Player's Option: Skills & Powers
- Author: Douglas Niles and Dale Donovan
- Genre: Role-playing game
- Publisher: TSR
- Publication date: 1995
- Media type: Print (Hardcover)
- Pages: 192
- ISBN: 0786901497

= Player's Option: Skills & Powers =

Tabletop role-playing game book by Douglas Niles

Player's Option: Skills & Powers (abbreviated SP, or S&P) is a supplemental sourcebook to the core rules of the second edition of the Advanced Dungeons & Dragons fantasy role-playing game.

==Contents==
Skills & Powers is a supplement which presents new rules that broadened character abilities, bringing these abilities together into groups and adding "character point" values. Players purchase abilities for their characters, as long as the character has enough points to spend and that the group for that ability is available for the class and race of that character. Skills & Powers includes new methods for rolling the six ability score statistics for characters, and rules for the player to alter these scores. Each such statistic is further divided into a pair of sub-statistics, and the ability scores of the character will depend on one of the sub-statistics for any circumstance. When the value of each ability score is determined, that value is also assigned to both sub-statistics and the player can lower one to raise the other. The book presents additional options to focus the abilities and background for any character, including a table to determine what event started a character out as an adventurer, and a collection of "character kits" that a player can use to set social rank and to change the abilities of the character. The book also includes four new schools of magic, as well as an updated psionics system.

The book begins with a one-page foreword by Niles and Donovan. Chapter One (pages 6–11) describes the character points system for Player's Option, which are used to improve the abilities of player characters. Chapter Two (pages 12–21) describes ability scores, each of which is divided into two subabilities. Chapter Three (pages 22–45) describes the racial requirements for each character race. Chapter Four (pages 46–63) presents details on how the various character classes work in the Player's Option system. Chapter Five (pages 64–85) provides 30 character kits, various character packages. Chapter Six (pages 86–111) details how nonweapon proficiencies work in play. Chapter Seven (pages 112-135) details weapon proficiency and mastery. Chapter Eight (pages 136-141) provides five new schools of magic. Chapter Nine (pages 142-175) details psionics in the Player's Option system. An appendix (pages 178-187) compiles the tables presented in this book. Pages 188-192 are an index to the book.

==Publication history==
This 192-page book was published by TSR, Inc. in 1995. The book was designed by Douglas Niles and Dale Donovan. Cover art is by Jeff Easley and interior art is by Thomas Baxa, Doug Chaffee, Les Dorscheid, Jeff Easley, Ken Frank, and Eric Hotz.
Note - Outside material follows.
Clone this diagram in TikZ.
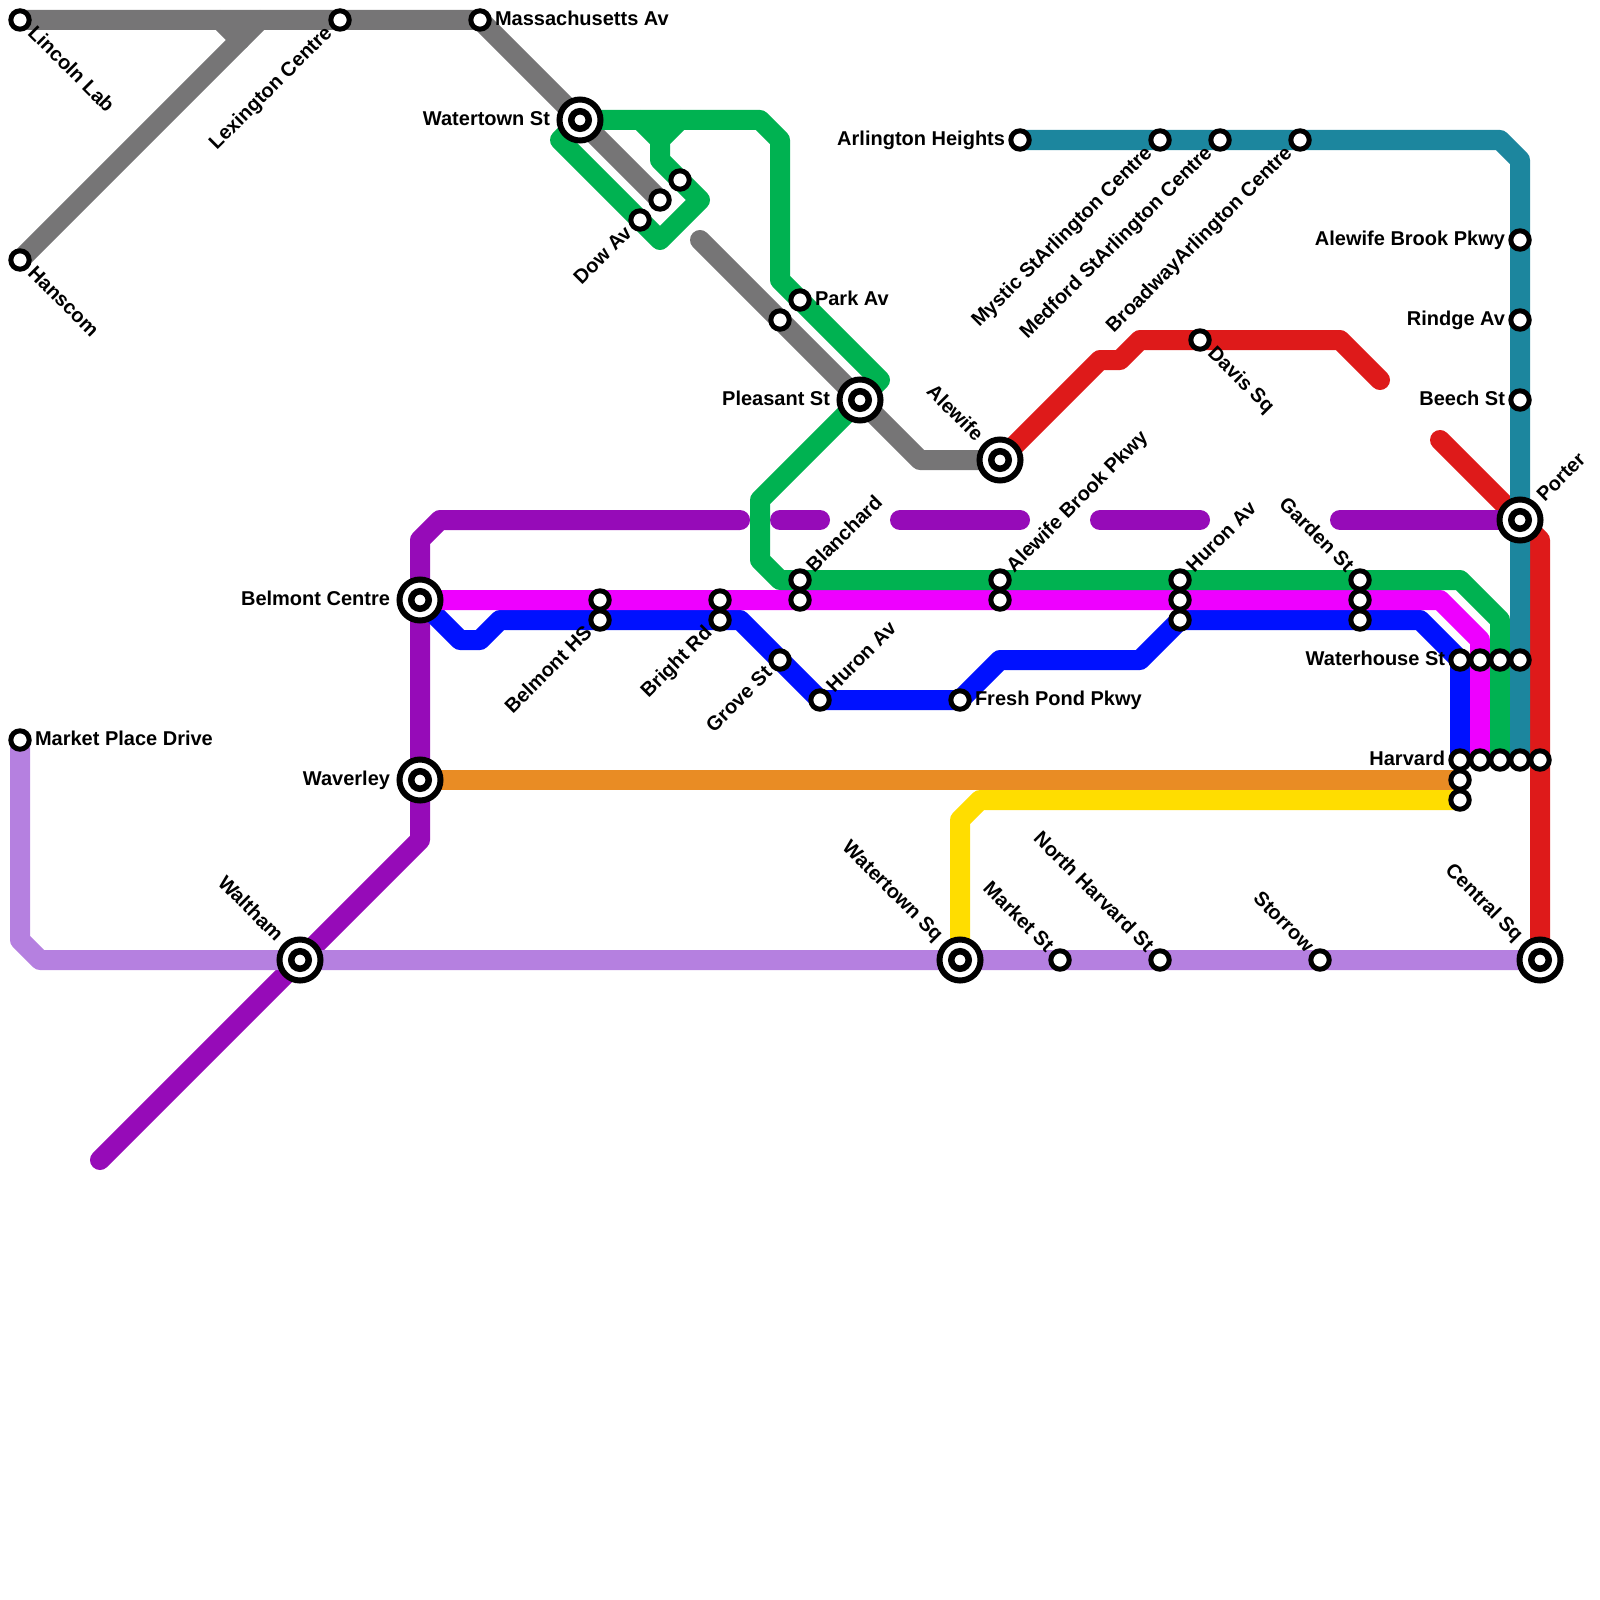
\documentclass[tikz,border=0pt]{standalone}
\usepackage{fontspec}
\setmainfont{Liberation Sans}
\pgfdeclarelayer{lines}
\pgfsetlayers{lines,main}
\definecolor{cgray}{HTML}{767576}
\definecolor{cgreen}{HTML}{00B251}
\definecolor{cmag}{HTML}{EE00FF}
\definecolor{cblue}{HTML}{0011FF}
\definecolor{cpurple}{HTML}{960BB8}
\definecolor{clav}{HTML}{B580E0}
\definecolor{corange}{HTML}{E98C24}
\definecolor{cyellow}{HTML}{FFDD00}
\definecolor{cteal}{HTML}{1C869E}
\definecolor{cred}{HTML}{DE1A1A}
\tikzset{
  route/.style={line width=20pt,line cap=round,line join=round},
  stn/.style={circle,draw=black,fill=white,line width=5pt,inner sep=0pt,outer sep=0pt,minimum size=18.4pt},
  ibig/.style={circle,draw=black,fill=white,line width=6pt,inner sep=0pt,outer sep=0pt,minimum size=41pt},
  ismall/.style={circle,draw=black,fill=white,line width=6.5pt,inner sep=0pt,outer sep=0pt,minimum size=17.5pt},
  lab/.style={inner sep=0pt,outer sep=0pt,text height=14.3pt,text depth=4pt,font=\fontsize{20}{20}\selectfont\bfseries,text=black},
  se/.style={rotate=-45,anchor=west},
  ne/.style={rotate=45,anchor=west},
  sw/.style={rotate=45,anchor=east},
  nw/.style={rotate=-45,anchor=east},
  rt/.style={anchor=west},
  lf/.style={anchor=east}
}
\newcommand{\St}[3]{\node[stn] (#1) at (#2,#3) {};}
\newcommand{\Ic}[3]{\node[ibig] (#1) at (#2,#3) {};\node[ismall] (#1i) at (#2,#3) {};}
\newcommand{\LB}[5]{\node[lab,#1] (lb#2) at ([shift={(#3)}]#2.center) {#4#5};}
\begin{document}
\begin{tikzpicture}[x=1pt,y=-1pt]
\useasboundingbox (0,0) rectangle (1600,1600);
% stations
\St{lincoln}{20}{20}\St{hanscom}{20}{260}\St{lexington}{340}{20}\St{mass}{480}{20}
\Ic{wtnst}{580}{120}
\St{dow}{640}{220}\St{dowb}{660}{200}\St{dowc}{680}{180}
\St{parkg}{780}{320}\St{park}{800}{300}
\Ic{pleasant}{860}{400}\Ic{alewife}{1000}{460}
\St{arl}{1020}{140}\St{mystic}{1160}{140}\St{medford}{1220}{140}\St{broadway}{1300}{140}
\St{abpk}{1520}{240}\St{rindge}{1520}{320}\St{beech}{1520}{400}\Ic{porter}{1520}{520}
\St{davis}{1200}{340}
\Ic{belmontc}{420}{600}\Ic{waverley}{420}{780}\Ic{waltham}{300}{960}
\St{mpd}{20}{740}
\Ic{wtnsq}{960}{960}\St{marketst}{1060}{960}\St{nharvard}{1160}{960}\St{storrow}{1320}{960}\Ic{central}{1540}{960}
\St{bhsA}{600}{600}\St{bhsB}{600}{620}
\St{brA}{720}{600}\St{brB}{720}{620}
\St{blA}{800}{580}\St{blB}{800}{600}
\St{abA}{1000}{580}\St{abB}{1000}{600}
\St{huA}{1180}{580}\St{huB}{1180}{600}\St{huC}{1180}{620}
\St{gaA}{1360}{580}\St{gaB}{1360}{600}\St{gaC}{1360}{620}
\St{grove}{780}{660}\St{huron}{820}{700}\St{fresh}{960}{700}
\St{wA}{1460}{660}\St{wB}{1480}{660}\St{wC}{1500}{660}\St{wD}{1520}{660}
\St{hA}{1460}{760}\St{hB}{1480}{760}\St{hC}{1500}{760}\St{hD}{1520}{760}\St{hE}{1540}{760}
\St{hF}{1460}{780}\St{hG}{1460}{800}
% free ends
\coordinate (gA) at (260,20);\coordinate (gB) at (240,40);\coordinate (gC) at (220,20);\coordinate (gD) at (700,240);
\coordinate (rA) at (1380,380);\coordinate (rB) at (1440,440);
\coordinate (pA) at (100,1160);\coordinate (pB) at (740,520);\coordinate (pC) at (780,520);\coordinate (pD) at (820,520);
\coordinate (pE) at (900,520);\coordinate (pF) at (1020,520);\coordinate (pG) at (1100,520);\coordinate (pH) at (1200,520);\coordinate (pI) at (1340,520);
\begin{pgfonlayer}{lines}
\draw[route,cgray] (lincoln.center)--(lexington.center)--(mass.center)--(dowb.center);
\draw[route,cgray] (hanscom.center)--(gA);
\draw[route,cgray] (gB)--(gC);
\draw[route,cgray] (gD)--(parkg.center)--(pleasant.center)--(920,460)--(alewife.center);
\draw[route,cred] (alewife.center)--(1100,360)--(1120,360)--(1140,340)--(davis.center)--(1340,340)--(rA);
\draw[route,cred] (rB)--(porter.center)--(1540,540)--(hE.center)--(central.center);
\draw[route,cpurple] (pA)--(waltham.center)--(420,840)--(waverley.center)--(belmontc.center)--(420,540)--(440,520)--(pB);
\draw[route,cpurple] (pC)--(pD);
\draw[route,cpurple] (pE)--(pF);
\draw[route,cpurple] (pG)--(pH);
\draw[route,cpurple] (pI)--(porter.center);
\draw[route,clav] (mpd.center)--(20,940)--(40,960)--(waltham.center)--(wtnsq.center)--(marketst.center)--(nharvard.center)--(storrow.center)--(central.center);
\draw[route,corange] (waverley.center)--(hF.center);
\draw[route,cyellow] (wtnsq.center)--(960,820)--(980,800)--(hG.center);
\draw[route,cblue] (belmontc.center)--(460,640)--(480,640)--(500,620)--(bhsB.center)--(brB.center)--(740,620)--(grove.center)--(huron.center)--(fresh.center)--(1000,660)--(1140,660)--(huC.center)--(gaC.center)--(1420,620)--(wA.center)--(hA.center);
\draw[route,cmag] (belmontc.center)--(bhsA.center)--(brA.center)--(blB.center)--(abB.center)--(huB.center)--(gaB.center)--(1440,600)--(1480,640)--(wB.center)--(hB.center);
\draw[route,cgreen] (wtnst.center)--(560,140)--(660,240)--(700,200)--(660,160)--(660,140)--(680,120);
\draw[route,cgreen] (640,120)--(660,140);
\draw[route,cgreen] (wtnst.center)--(760,120)--(780,140)--(780,280)--(park.center)--(880,380)--(pleasant.center)--(760,500)--(760,560)--(780,580)--(blA.center)--(abA.center)--(huA.center)--(gaA.center)--(1460,580)--(1500,620)--(wC.center)--(hC.center);
\draw[route,cteal] (arl.center)--(mystic.center)--(medford.center)--(broadway.center)--(1500,140)--(1520,160)--(abpk.center)--(rindge.center)--(beech.center)--(porter.center)--(wD.center)--(hD.center);
\end{pgfonlayer}
% labels
\LB{se}{lincoln}{10.6,10.6}{}{Lincoln Lab}
\LB{se}{hanscom}{10.6,10.6}{}{Hanscom}
\LB{sw}{lexington}{-10.6,10.6}{}{Lexington Centre}
\LB{rt}{mass}{15,0}{}{Massachusetts Av}
\LB{lf}{wtnst}{-30,0}{}{Watertown St}
\LB{sw}{dow}{-10.6,10.6}{}{Dow Av}
\LB{rt}{park}{15,0}{}{Park Av}
\LB{lf}{pleasant}{-30,0}{}{Pleasant St}
\LB{nw}{alewife}{-21.2,-21.2}{}{Alewife}
\LB{lf}{arl}{-15,0}{}{Arlington Heights}
\LB{sw}{mystic}{-10.6,10.6}{}{Mystic StArlington Centre}
\LB{sw}{medford}{-10.6,10.6}{}{Medford StArlington Centre}
\LB{sw}{broadway}{-10.6,10.6}{}{BroadwayArlington Centre}
\LB{lf}{abpk}{-15,0}{}{Alewife Brook Pkwy}
\LB{lf}{rindge}{-15,0}{}{Rindge Av}
\LB{lf}{beech}{-15,0}{}{Beech St}
\LB{ne}{porter}{21.2,-21.2}{}{Porter}
\LB{se}{davis}{10.6,10.6}{}{Davis Sq}
\LB{ne}{abA}{10.6,-10.6}{}{Alewife Brook Pkwy}
\LB{ne}{huA}{10.6,-10.6}{}{Huron Av}
\LB{ne}{blA}{10.6,-10.6}{}{Blanchard}
\LB{nw}{gaA}{-10.6,-10.6}{}{Garden St}
\LB{lf}{belmontc}{-30,0}{}{Belmont Centre}
\LB{lf}{waverley}{-30,0}{}{Waverley}
\LB{rt}{mpd}{15,0}{}{Market Place Drive}
\LB{nw}{waltham}{-21.2,-21.2}{}{Waltham}
\LB{nw}{wtnsq}{-21.2,-21.2}{}{Watertown Sq}
\LB{nw}{marketst}{-10.6,-10.6}{}{Market St}
\LB{nw}{nharvard}{-10.6,-10.6}{}{North Harvard St}
\LB{nw}{storrow}{-10.6,-10.6}{}{Storrow}
\LB{nw}{central}{-21.2,-21.2}{}{Central Sq}
\LB{sw}{bhsB}{-10.6,10.6}{}{Belmont HS}
\LB{sw}{brB}{-10.6,10.6}{}{Bright Rd}
\LB{sw}{grove}{-10.6,10.6}{}{Grove St}
\LB{ne}{huron}{10.6,-10.6}{}{Huron Av}
\LB{rt}{fresh}{15,0}{}{Fresh Pond Pkwy}
\LB{lf}{wA}{-15,0}{}{Waterhouse St}
\LB{lf}{hA}{-15,0}{}{Harvard}
\end{tikzpicture}
\end{document}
The psionics system from this book is later used in Dark Sun Campaign Setting, Expanded and Revised.

==Reception==
Cliff Ramshaw reviewed Player's Option: Skills & Powers for Arcane magazine, rating it a 9 out of 10 overall. He felt that readers might suspect that Skills & Powers would "do nothing but further confuse the situation" regarding the "out of hand" number of character classes available in the game, but suggested that the book "in fact does the opposite". According to Ramshaw, "When you start to use this system, you realise it's superb. Character abilities are still largely determined by the luck of the dice, and yet players are able to gain much more control over which abilities they wish to favour. And all without upsetting the tried and tested balance of the AD&D stats system." Ramshaw admits that character creation is "much more complex and time-consuming with these new rules but if, like me, you enjoy creating characters, then this will be a bonus rather than a problem" and that "the result is much greater player choice without letting characters get grossly out of hand. And once the character has been generated, it's no more difficult to play or referee than a character of the old school." Ramshaw concludes that "Although Skills & Powers will appeal particularly to players who'd like their characters to take on the abilities of specific heroes from literature, anyone who wants to make their characters stand out from the crowd will simply love it."